When de-escalating, communicate clearly:

INCIDENT UPDATE - De-escalation

**Previous:** SEV1 (complete outage)
**New:** SEV2 (degraded service)
**Changed At:** {timestamp}

**What changed:**
- Issue was [original problem]
- We [specific action that improved situation]
- Now [new status description]

**Next steps:**
- Continue monitoring [specific metrics]
- Planned fix: [timeline]
- Return to SEV1 if [specific condition]

Building Escalation Discipline

Teams need to practice escalation to be good at it:

## Escalation Drills (Monthly)

### Drill Structure
1. **Announcement:** Declare "SEV2 drill" in #incidents-active
2. **Trigger:** Post incident scenario (fictional or replay of real incident)
3. **Response:** Team uses actual escalation template and processes
4. **Debrief:** Review what worked, what was confusing

### Sample Drill Scenario

"Database primary in us-west-2 has failed. Replica is promoting but it will take 8 minutes.
All users in US West region are seeing errors.
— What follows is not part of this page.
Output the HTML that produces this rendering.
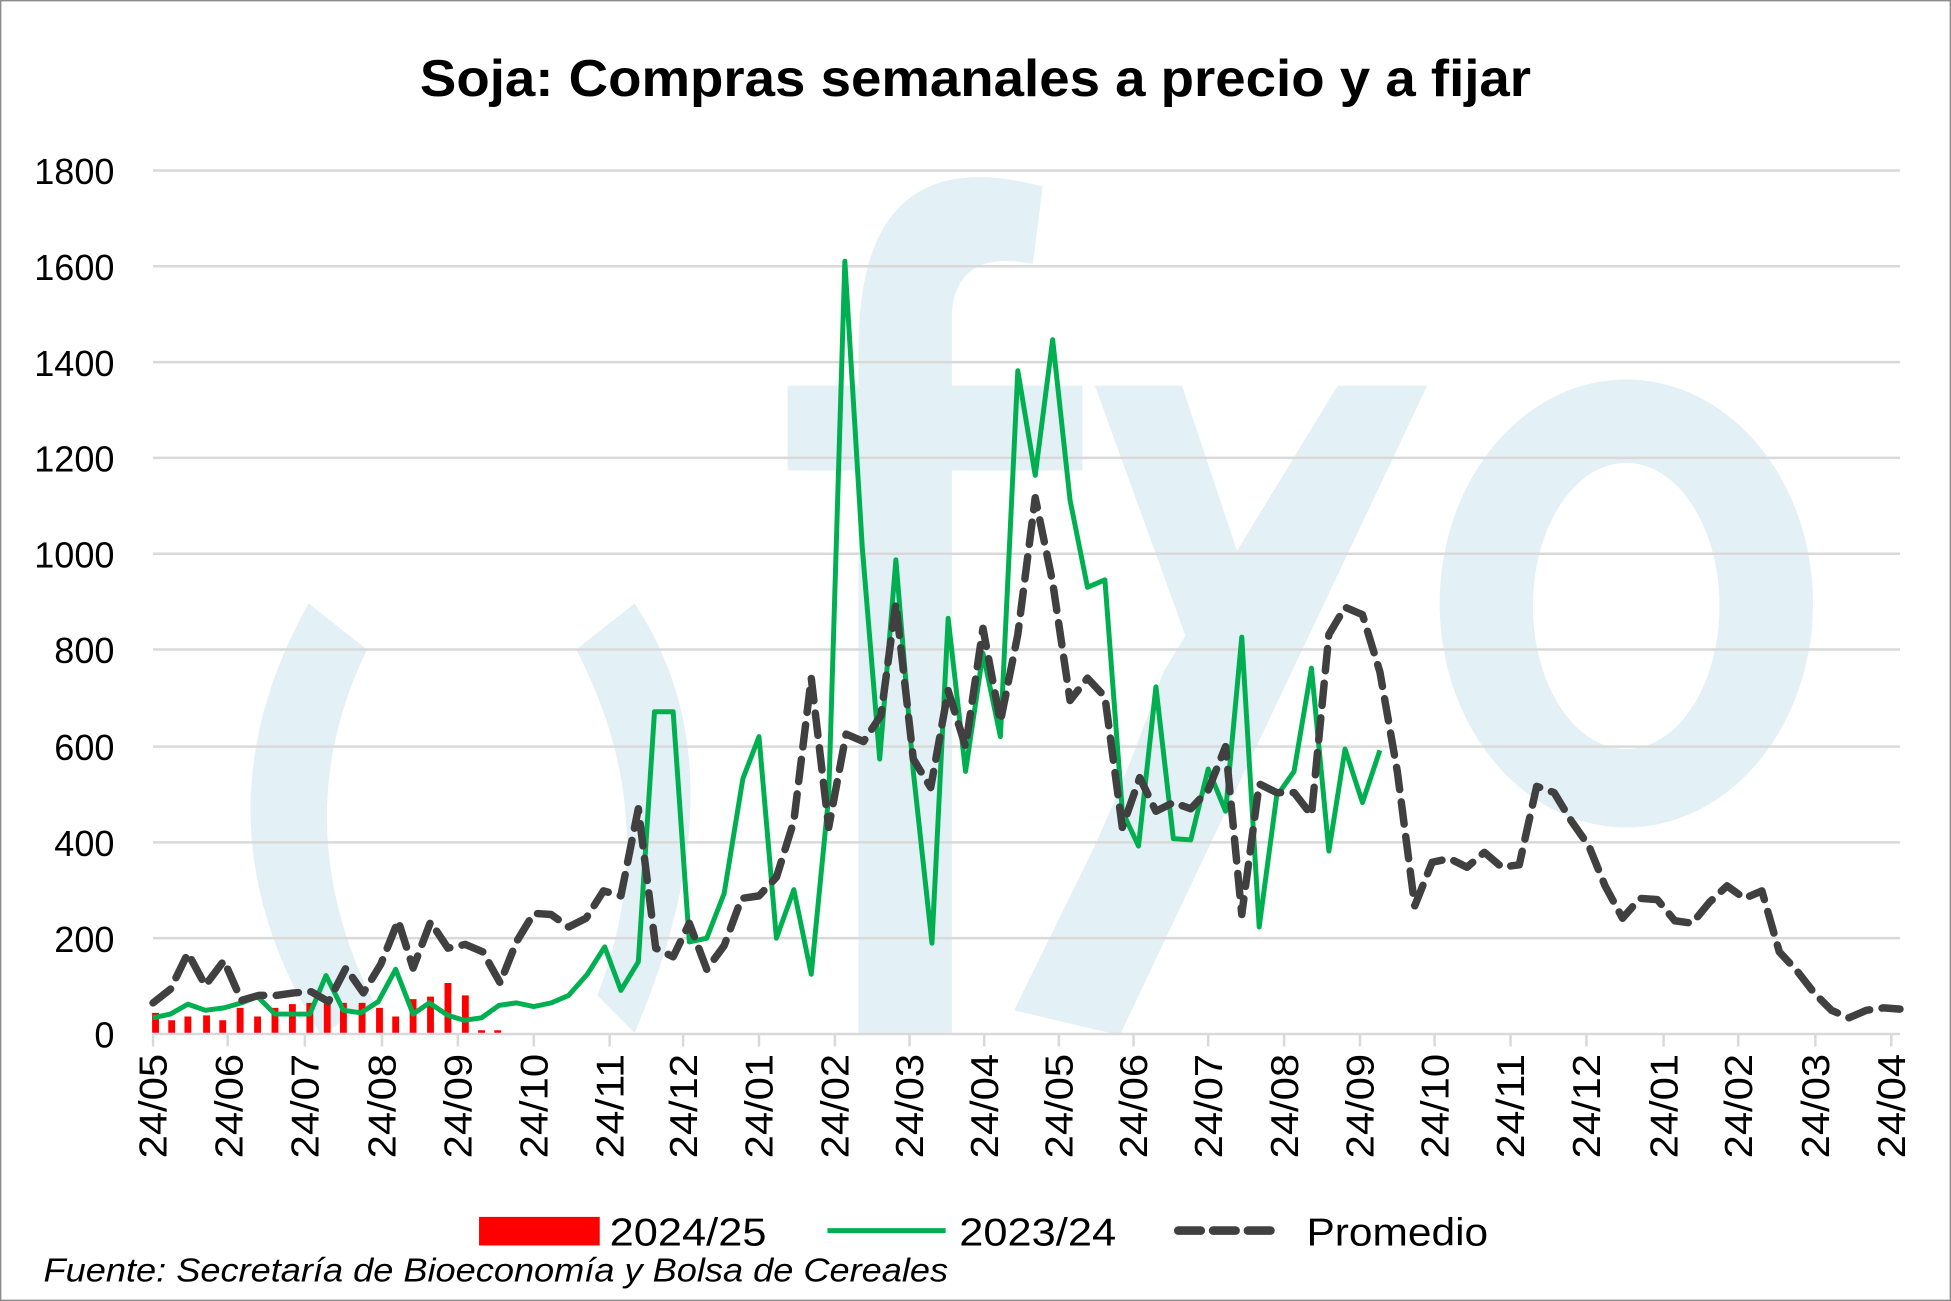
<!DOCTYPE html>
<html><head><meta charset="utf-8"><style>
html,body{margin:0;padding:0;background:#fff;}
svg{display:block;}
text{font-family:"Liberation Sans",sans-serif;}
</style></head><body>
<svg width="1951" height="1301" viewBox="0 0 1568 1045.6" preserveAspectRatio="none" xmlns="http://www.w3.org/2000/svg">
<rect x="0.5" y="0.5" width="1567" height="1044.6" fill="#fff" stroke="#8c8c8c" stroke-width="1.2"/>
<g fill="#e3f0f5">
<path d="M248,485 Q150,660 258,832 L300,805 Q228,660 295,522 Z"/>
<path d="M510,485 Q600,620 510,830 L480,800 Q535,660 463,522 Z"/>
<path d="M690,830 L765,830 L765,378 L870,378 L870,310 L765,310 L765,250 Q770,200 830,212 L838,150 Q690,110 690,280 L690,310 L633,310 L633,378 L690,378 Z"/>
<path d="M1075,310 L1147,310 L900,832 L815,812 L870,700 Q900,640 935,540 Z"/>
<path d="M880,310 L950,310 L1020,520 L985,600 Z"/>
<path fill-rule="evenodd" d="M1307,305 A150,180 0 1 0 1307.1,305 Z M1307,372 A75,115 0 1 1 1306.9,372 Z"/>
</g>
<text x="784" y="77" text-anchor="middle" font-size="42" font-weight="bold" fill="#000" textLength="893" lengthAdjust="spacingAndGlyphs">Soja: Compras semanales a precio y a fijar</text>
<g stroke="#d9d9d9" stroke-width="2">
<line x1="123" y1="754" x2="1527" y2="754"/><line x1="123" y1="677" x2="1527" y2="677"/>
<line x1="123" y1="600" x2="1527" y2="600"/><line x1="123" y1="522" x2="1527" y2="522"/>
<line x1="123" y1="445" x2="1527" y2="445"/><line x1="123" y1="368" x2="1527" y2="368"/>
<line x1="123" y1="291" x2="1527" y2="291"/><line x1="123" y1="214" x2="1527" y2="214"/>
<line x1="123" y1="137" x2="1527" y2="137"/><line x1="123" y1="831" x2="1527" y2="831"/>
</g>
<g font-size="29" text-anchor="end" fill="#000">
<text x="92" y="842">0</text><text x="92" y="765">200</text><text x="92" y="688">400</text>
<text x="92" y="611">600</text><text x="92" y="533">800</text><text x="92" y="456">1000</text>
<text x="92" y="379">1200</text><text x="92" y="302">1400</text><text x="92" y="225">1600</text>
<text x="92" y="148">1800</text>
</g>
<g font-size="31" fill="#000" text-anchor="end">
<text transform="translate(134,847) rotate(-90)" textLength="84" lengthAdjust="spacingAndGlyphs">24/05</text>
<text transform="translate(195,847) rotate(-90)" textLength="84" lengthAdjust="spacingAndGlyphs">24/06</text>
<text transform="translate(256,847) rotate(-90)" textLength="84" lengthAdjust="spacingAndGlyphs">24/07</text>
<text transform="translate(318,847) rotate(-90)" textLength="84" lengthAdjust="spacingAndGlyphs">24/08</text>
<text transform="translate(379,847) rotate(-90)" textLength="84" lengthAdjust="spacingAndGlyphs">24/09</text>
<text transform="translate(440,847) rotate(-90)" textLength="84" lengthAdjust="spacingAndGlyphs">24/10</text>
<text transform="translate(501,847) rotate(-90)" textLength="84" lengthAdjust="spacingAndGlyphs">24/11</text>
<text transform="translate(560,847) rotate(-90)" textLength="84" lengthAdjust="spacingAndGlyphs">24/12</text>
<text transform="translate(621,847) rotate(-90)" textLength="84" lengthAdjust="spacingAndGlyphs">24/01</text>
<text transform="translate(682,847) rotate(-90)" textLength="84" lengthAdjust="spacingAndGlyphs">24/02</text>
<text transform="translate(742,847) rotate(-90)" textLength="84" lengthAdjust="spacingAndGlyphs">24/03</text>
<text transform="translate(802,847) rotate(-90)" textLength="84" lengthAdjust="spacingAndGlyphs">24/04</text>
<text transform="translate(862,847) rotate(-90)" textLength="84" lengthAdjust="spacingAndGlyphs">24/05</text>
<text transform="translate(922,847) rotate(-90)" textLength="84" lengthAdjust="spacingAndGlyphs">24/06</text>
<text transform="translate(982,847) rotate(-90)" textLength="84" lengthAdjust="spacingAndGlyphs">24/07</text>
<text transform="translate(1043,847) rotate(-90)" textLength="84" lengthAdjust="spacingAndGlyphs">24/08</text>
<text transform="translate(1104,847) rotate(-90)" textLength="84" lengthAdjust="spacingAndGlyphs">24/09</text>
<text transform="translate(1164,847) rotate(-90)" textLength="84" lengthAdjust="spacingAndGlyphs">24/10</text>
<text transform="translate(1225,847) rotate(-90)" textLength="84" lengthAdjust="spacingAndGlyphs">24/11</text>
<text transform="translate(1286,847) rotate(-90)" textLength="84" lengthAdjust="spacingAndGlyphs">24/12</text>
<text transform="translate(1348,847) rotate(-90)" textLength="84" lengthAdjust="spacingAndGlyphs">24/01</text>
<text transform="translate(1408,847) rotate(-90)" textLength="84" lengthAdjust="spacingAndGlyphs">24/02</text>
<text transform="translate(1470,847) rotate(-90)" textLength="84" lengthAdjust="spacingAndGlyphs">24/03</text>
<text transform="translate(1531,847) rotate(-90)" textLength="84" lengthAdjust="spacingAndGlyphs">24/04</text>
</g>
<g stroke="#d9d9d9" stroke-width="2">
<path d="M123,831v10M183,831v10M245,831v10M307,831v10M368,831v10M429,831v10M490,831v10M549,831v10M610,831v10M671,831v10M731,831v10M791,831v10M851,831v10M911,831v10M971,831v10M1032,831v10M1093,831v10M1153,831v10M1214,831v10M1275,831v10M1337,831v10M1397,831v10M1459,831v10M1520,831v10"/>
</g>
<g stroke="#ff0000" stroke-width="5.5">
<path d="M125,830V814M138,830V820M151,830V817M166,830V816M179,830V820M193,830V810M207,830V817M221,830V810M235,830V807M249,830V806M263,830V804M276,830V806M291,830V806M305,830V810M318,830V817M332,830V803M346,830V801M360,830V790M374,830V800M387,830V828M400,830V828"/>
</g>
<polyline fill="none" stroke="#00b050" stroke-width="4" stroke-linejoin="round" points="123,818 137,815 151,807 165,812 180,810 194,806 207,801 221,815 235,815 249,815 262,784 276,812 290,814 304,805 318,779 332,815 345,806 360,816 373,820 387,818 401,808 415,806 429,809 443,806 457,800 472,783 486,761 499,796 513,773 526,572 541,572 554,757 568,754 582,718 597,626 610,592 624,754 638,715 652,783 666,640 679,210 693,440 707,610 720,450 734,620 749,758 762,497 776,620 790,525 804,592 818,298 832,382 846,273 860,402 874,472 888,466 902,652 915,680 929,552 943,674 957,675 971,618 985,652 998,512 1012,745 1026,640 1040,620 1054,537 1068,684 1081,602 1095,645 1109,603"/>
<polyline fill="none" stroke="#404040" stroke-width="6" stroke-dasharray="18,10" stroke-linecap="round" stroke-linejoin="round" points="123,806 137,795 151,766 165,792 180,772 194,804 208,800 222,800 236,798 250,797 264,805 278,778 292,798 306,775 320,740 332,778 346,741 360,762 374,759 388,765 402,790 415,757 429,734 443,735 457,745 471,738 485,716 499,720 513,650 527,762 541,769 554,742 568,779 582,760 596,722 610,720 624,705 638,660 652,545 666,665 680,590 694,596 708,575 720,485 734,610 748,633 762,555 776,600 790,505 804,580 818,510 832,400 846,468 860,563 874,545 888,560 902,665 916,625 929,652 943,645 957,650 971,635 985,600 998,735 1012,630 1026,637 1040,637 1054,655 1068,510 1081,488 1095,494 1109,540 1123,620 1137,728 1151,693 1165,690 1179,697 1193,685 1207,697 1221,695 1235,632 1249,637 1263,660 1277,680 1290,712 1304,738 1318,722 1332,723 1346,740 1360,742 1374,725 1388,712 1402,722 1416,716 1430,765 1444,780 1458,798 1472,812 1486,818 1500,812 1514,810 1527,811"/>
<rect x="385" y="978" width="97" height="23" fill="#ff0000"/>
<text x="490" y="1001" font-size="31" fill="#000" textLength="126" lengthAdjust="spacingAndGlyphs">2024/25</text>
<line x1="665" y1="989" x2="760" y2="989" stroke="#00b050" stroke-width="4"/>
<text x="771" y="1001" font-size="31" fill="#000" textLength="126" lengthAdjust="spacingAndGlyphs">2023/24</text>
<line x1="947" y1="989" x2="1030" y2="989" stroke="#404040" stroke-width="7" stroke-dasharray="18,10" stroke-linecap="round"/>
<text x="1050" y="1001" font-size="31" fill="#000" textLength="146" lengthAdjust="spacingAndGlyphs">Promedio</text>
<text x="35" y="1030" font-size="27" font-style="italic" fill="#000" textLength="727" lengthAdjust="spacingAndGlyphs">Fuente: Secretaría de Bioeconomía y Bolsa de Cereales</text>
</svg>
</body></html>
Users in other regions are unaffected."

Team should:
- Recognize this is SEV2 (not complete outage, subset affected)
- Page on-call engineer with proper escalation template
- Notify customers (or avoid notification if <1% of user base)
- Monitor replica promotion progress
- Update incident status every 2 minutes
- De-escalate when service restored

### Review Questions
- Did anyone escalate incorrectly (SEV2 as SEV1)?
- Was the escalation message clear and actionable?
- Did communication happen in right channels?
- How quickly could others join the incident if needed?